# Provided records:

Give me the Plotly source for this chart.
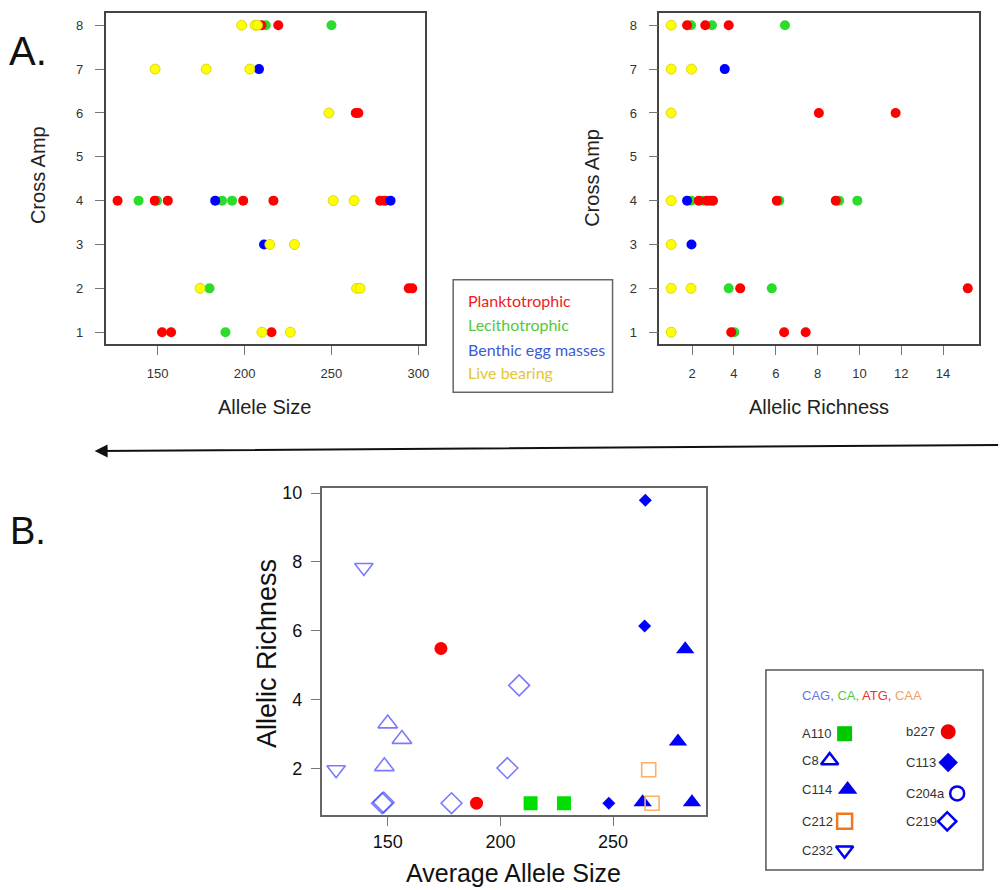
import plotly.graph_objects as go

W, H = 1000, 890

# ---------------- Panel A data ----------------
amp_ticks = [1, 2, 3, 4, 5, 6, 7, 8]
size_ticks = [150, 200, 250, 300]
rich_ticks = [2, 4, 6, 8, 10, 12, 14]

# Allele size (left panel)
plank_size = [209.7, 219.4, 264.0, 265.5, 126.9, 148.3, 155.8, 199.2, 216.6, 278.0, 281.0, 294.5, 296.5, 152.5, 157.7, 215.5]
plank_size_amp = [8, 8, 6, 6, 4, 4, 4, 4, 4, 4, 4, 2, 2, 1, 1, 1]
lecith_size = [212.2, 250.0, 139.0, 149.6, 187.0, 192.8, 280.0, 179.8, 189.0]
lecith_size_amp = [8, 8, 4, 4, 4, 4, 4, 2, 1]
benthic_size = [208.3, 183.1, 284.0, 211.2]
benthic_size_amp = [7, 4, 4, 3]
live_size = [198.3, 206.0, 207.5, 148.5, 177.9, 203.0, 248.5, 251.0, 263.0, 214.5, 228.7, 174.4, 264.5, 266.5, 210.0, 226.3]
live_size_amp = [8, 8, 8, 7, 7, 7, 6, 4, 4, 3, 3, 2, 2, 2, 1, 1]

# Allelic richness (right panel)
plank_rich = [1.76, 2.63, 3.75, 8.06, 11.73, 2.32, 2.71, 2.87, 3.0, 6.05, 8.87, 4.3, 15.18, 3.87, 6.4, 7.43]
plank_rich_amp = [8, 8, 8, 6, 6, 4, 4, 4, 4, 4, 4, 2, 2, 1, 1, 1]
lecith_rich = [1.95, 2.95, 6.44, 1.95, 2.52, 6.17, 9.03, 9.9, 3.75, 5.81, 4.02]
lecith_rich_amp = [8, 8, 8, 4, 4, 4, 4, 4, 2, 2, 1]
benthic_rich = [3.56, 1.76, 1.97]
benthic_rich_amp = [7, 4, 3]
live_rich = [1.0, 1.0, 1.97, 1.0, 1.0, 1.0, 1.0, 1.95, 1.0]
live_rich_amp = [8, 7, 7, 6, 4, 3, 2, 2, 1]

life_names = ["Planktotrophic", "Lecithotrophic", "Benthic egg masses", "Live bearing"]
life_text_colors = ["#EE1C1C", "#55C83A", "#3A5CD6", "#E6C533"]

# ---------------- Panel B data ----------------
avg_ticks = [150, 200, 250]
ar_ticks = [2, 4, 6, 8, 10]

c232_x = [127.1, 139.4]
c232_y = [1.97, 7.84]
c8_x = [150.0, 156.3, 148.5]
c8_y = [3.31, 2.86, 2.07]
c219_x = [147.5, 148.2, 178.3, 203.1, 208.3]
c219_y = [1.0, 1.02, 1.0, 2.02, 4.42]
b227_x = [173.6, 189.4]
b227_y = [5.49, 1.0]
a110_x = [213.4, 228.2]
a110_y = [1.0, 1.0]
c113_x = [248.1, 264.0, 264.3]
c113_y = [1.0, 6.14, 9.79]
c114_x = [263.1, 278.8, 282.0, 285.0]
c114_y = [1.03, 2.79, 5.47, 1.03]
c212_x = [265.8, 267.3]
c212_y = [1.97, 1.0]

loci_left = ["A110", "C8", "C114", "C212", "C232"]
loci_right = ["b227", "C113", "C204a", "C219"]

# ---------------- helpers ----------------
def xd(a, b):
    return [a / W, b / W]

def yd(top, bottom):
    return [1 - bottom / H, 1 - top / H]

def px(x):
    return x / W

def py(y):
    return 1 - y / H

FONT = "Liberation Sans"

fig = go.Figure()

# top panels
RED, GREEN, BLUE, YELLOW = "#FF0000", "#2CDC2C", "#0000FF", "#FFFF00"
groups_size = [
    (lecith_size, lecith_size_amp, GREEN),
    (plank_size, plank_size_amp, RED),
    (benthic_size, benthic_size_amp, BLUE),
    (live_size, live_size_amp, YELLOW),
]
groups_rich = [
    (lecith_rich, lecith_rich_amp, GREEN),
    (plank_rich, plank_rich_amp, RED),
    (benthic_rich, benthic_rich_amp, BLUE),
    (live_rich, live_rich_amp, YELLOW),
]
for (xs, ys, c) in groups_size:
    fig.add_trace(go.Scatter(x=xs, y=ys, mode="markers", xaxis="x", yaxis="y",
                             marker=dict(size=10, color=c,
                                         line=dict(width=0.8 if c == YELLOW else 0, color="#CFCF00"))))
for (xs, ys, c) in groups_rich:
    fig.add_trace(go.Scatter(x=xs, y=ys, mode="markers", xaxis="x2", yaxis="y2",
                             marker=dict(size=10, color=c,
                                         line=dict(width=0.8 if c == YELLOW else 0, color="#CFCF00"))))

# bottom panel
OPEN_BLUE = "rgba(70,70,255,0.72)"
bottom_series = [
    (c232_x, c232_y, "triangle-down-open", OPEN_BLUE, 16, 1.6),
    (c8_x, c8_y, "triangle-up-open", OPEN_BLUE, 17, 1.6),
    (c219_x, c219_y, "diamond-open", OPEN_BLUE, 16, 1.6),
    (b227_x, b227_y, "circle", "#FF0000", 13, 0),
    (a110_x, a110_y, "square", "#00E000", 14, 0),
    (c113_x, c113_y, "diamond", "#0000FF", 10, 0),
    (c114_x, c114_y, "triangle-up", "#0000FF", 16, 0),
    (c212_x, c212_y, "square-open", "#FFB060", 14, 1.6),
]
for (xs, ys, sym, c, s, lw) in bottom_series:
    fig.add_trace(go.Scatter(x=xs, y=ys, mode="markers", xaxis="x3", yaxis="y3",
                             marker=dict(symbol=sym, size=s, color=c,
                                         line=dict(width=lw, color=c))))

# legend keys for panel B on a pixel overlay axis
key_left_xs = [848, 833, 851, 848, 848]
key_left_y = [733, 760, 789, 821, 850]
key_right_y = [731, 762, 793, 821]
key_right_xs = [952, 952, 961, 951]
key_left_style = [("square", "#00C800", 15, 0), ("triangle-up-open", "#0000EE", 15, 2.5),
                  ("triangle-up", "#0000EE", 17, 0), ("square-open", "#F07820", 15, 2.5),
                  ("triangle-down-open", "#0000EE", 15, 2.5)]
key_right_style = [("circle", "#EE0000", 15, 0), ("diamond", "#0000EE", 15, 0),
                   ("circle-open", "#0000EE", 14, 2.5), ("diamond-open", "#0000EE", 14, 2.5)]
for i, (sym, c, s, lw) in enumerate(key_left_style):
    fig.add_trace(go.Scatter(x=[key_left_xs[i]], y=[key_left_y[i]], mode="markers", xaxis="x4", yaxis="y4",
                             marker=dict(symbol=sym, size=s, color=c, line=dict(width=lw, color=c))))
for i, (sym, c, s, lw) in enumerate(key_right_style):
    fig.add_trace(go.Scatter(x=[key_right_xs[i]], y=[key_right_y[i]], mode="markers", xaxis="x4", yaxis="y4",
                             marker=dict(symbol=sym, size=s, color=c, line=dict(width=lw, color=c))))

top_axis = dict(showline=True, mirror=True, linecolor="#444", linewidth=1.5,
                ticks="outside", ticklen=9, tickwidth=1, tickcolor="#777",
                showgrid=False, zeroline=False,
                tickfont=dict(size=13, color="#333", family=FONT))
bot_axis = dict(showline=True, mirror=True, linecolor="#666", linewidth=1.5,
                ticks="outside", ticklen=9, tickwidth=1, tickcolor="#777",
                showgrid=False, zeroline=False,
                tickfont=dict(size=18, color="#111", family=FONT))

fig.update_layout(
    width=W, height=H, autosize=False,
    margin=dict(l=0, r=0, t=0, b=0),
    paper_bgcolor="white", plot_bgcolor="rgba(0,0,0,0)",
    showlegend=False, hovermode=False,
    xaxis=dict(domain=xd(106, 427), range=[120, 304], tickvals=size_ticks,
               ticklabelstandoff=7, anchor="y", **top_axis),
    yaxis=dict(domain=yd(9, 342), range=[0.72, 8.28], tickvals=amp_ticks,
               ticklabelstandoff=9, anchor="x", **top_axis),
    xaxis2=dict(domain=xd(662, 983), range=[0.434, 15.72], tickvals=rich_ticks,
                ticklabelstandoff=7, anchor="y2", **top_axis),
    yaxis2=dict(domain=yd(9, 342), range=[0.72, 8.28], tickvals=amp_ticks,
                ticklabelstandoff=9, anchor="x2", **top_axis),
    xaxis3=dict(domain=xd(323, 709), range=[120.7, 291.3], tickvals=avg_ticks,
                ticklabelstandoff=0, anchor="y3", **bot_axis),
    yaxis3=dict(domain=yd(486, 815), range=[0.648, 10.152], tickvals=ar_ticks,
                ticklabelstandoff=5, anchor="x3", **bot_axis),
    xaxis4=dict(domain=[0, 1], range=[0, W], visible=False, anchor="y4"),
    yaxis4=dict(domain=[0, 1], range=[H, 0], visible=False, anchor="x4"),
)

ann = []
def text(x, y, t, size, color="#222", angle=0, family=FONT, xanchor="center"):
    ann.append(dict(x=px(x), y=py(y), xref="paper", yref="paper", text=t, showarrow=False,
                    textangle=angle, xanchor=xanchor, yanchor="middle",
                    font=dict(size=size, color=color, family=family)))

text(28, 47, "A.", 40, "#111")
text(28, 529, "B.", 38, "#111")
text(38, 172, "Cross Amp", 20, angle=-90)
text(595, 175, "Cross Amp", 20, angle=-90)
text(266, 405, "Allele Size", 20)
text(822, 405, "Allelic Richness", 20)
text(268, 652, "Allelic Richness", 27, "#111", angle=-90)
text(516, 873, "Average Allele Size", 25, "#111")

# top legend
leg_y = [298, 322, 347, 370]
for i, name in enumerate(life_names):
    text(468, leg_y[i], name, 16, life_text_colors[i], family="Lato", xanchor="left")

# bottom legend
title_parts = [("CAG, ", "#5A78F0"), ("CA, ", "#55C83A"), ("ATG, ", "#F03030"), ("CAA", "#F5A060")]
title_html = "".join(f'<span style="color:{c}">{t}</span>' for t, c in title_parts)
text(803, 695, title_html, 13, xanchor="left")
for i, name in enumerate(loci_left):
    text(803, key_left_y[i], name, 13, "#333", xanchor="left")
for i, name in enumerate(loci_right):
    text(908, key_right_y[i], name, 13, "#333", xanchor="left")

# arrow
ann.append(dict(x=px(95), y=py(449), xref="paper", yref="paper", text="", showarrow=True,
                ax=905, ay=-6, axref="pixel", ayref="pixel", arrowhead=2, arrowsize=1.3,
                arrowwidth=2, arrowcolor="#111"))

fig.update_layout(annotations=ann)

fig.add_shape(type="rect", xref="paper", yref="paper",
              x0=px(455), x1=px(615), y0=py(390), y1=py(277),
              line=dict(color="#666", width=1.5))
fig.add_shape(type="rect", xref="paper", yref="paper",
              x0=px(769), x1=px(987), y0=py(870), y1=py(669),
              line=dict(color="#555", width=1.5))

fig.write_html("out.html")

* * *

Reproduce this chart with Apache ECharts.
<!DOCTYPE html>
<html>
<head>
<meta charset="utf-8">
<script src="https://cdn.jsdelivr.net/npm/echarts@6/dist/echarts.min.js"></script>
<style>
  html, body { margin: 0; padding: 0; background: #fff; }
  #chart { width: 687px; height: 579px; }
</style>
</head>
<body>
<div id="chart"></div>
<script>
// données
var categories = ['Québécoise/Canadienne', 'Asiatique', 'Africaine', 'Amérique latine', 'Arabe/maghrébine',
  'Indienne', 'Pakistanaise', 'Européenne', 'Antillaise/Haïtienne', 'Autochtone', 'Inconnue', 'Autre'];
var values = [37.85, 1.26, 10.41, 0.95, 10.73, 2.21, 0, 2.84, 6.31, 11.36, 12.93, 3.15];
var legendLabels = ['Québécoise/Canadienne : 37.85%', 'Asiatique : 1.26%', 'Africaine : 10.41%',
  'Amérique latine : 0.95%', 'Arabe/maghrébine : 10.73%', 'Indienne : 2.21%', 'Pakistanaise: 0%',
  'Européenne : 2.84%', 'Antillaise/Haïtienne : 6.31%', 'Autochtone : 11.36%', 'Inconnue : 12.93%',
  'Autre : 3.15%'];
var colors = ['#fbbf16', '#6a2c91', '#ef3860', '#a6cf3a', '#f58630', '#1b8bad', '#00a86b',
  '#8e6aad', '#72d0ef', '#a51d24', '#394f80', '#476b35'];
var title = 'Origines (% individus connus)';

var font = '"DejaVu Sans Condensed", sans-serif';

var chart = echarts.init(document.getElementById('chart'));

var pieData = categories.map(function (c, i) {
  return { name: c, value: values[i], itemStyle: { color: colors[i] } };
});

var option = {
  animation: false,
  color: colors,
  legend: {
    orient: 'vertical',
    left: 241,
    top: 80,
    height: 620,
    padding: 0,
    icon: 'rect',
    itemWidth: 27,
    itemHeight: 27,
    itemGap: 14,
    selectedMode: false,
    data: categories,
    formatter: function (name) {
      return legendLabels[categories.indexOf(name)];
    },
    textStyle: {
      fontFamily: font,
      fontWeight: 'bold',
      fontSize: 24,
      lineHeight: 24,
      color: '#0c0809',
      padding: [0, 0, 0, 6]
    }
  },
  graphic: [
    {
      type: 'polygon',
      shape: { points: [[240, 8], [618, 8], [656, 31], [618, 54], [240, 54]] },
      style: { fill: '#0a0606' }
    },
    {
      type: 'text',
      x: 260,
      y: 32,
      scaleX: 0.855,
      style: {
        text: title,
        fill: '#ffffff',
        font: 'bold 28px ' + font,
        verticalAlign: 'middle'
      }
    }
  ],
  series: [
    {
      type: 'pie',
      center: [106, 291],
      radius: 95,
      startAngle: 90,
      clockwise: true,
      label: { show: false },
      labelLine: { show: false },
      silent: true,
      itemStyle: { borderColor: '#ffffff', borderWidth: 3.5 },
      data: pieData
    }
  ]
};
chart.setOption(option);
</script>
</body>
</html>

# What the task asks:
Everything from the line that contains "Reproduce this chart with Apache ECharts." to the line that contains "var chart = echarts.init(document.getElementById('chart'));" must be transcribed exactly, both end lines included.

# Task solution:
Reproduce this chart with Apache ECharts.
<!DOCTYPE html>
<html>
<head>
<meta charset="utf-8">
<script src="https://cdn.jsdelivr.net/npm/echarts@6/dist/echarts.min.js"></script>
<style>
  html, body { margin: 0; padding: 0; background: #fff; }
  #chart { width: 687px; height: 579px; }
</style>
</head>
<body>
<div id="chart"></div>
<script>
// données
var categories = ['Québécoise/Canadienne', 'Asiatique', 'Africaine', 'Amérique latine', 'Arabe/maghrébine',
  'Indienne', 'Pakistanaise', 'Européenne', 'Antillaise/Haïtienne', 'Autochtone', 'Inconnue', 'Autre'];
var values = [37.85, 1.26, 10.41, 0.95, 10.73, 2.21, 0, 2.84, 6.31, 11.36, 12.93, 3.15];
var legendLabels = ['Québécoise/Canadienne : 37.85%', 'Asiatique : 1.26%', 'Africaine : 10.41%',
  'Amérique latine : 0.95%', 'Arabe/maghrébine : 10.73%', 'Indienne : 2.21%', 'Pakistanaise: 0%',
  'Européenne : 2.84%', 'Antillaise/Haïtienne : 6.31%', 'Autochtone : 11.36%', 'Inconnue : 12.93%',
  'Autre : 3.15%'];
var colors = ['#fbbf16', '#6a2c91', '#ef3860', '#a6cf3a', '#f58630', '#1b8bad', '#00a86b',
  '#8e6aad', '#72d0ef', '#a51d24', '#394f80', '#476b35'];
var title = 'Origines (% individus connus)';

var font = '"DejaVu Sans Condensed", sans-serif';

var chart = echarts.init(document.getElementById('chart'));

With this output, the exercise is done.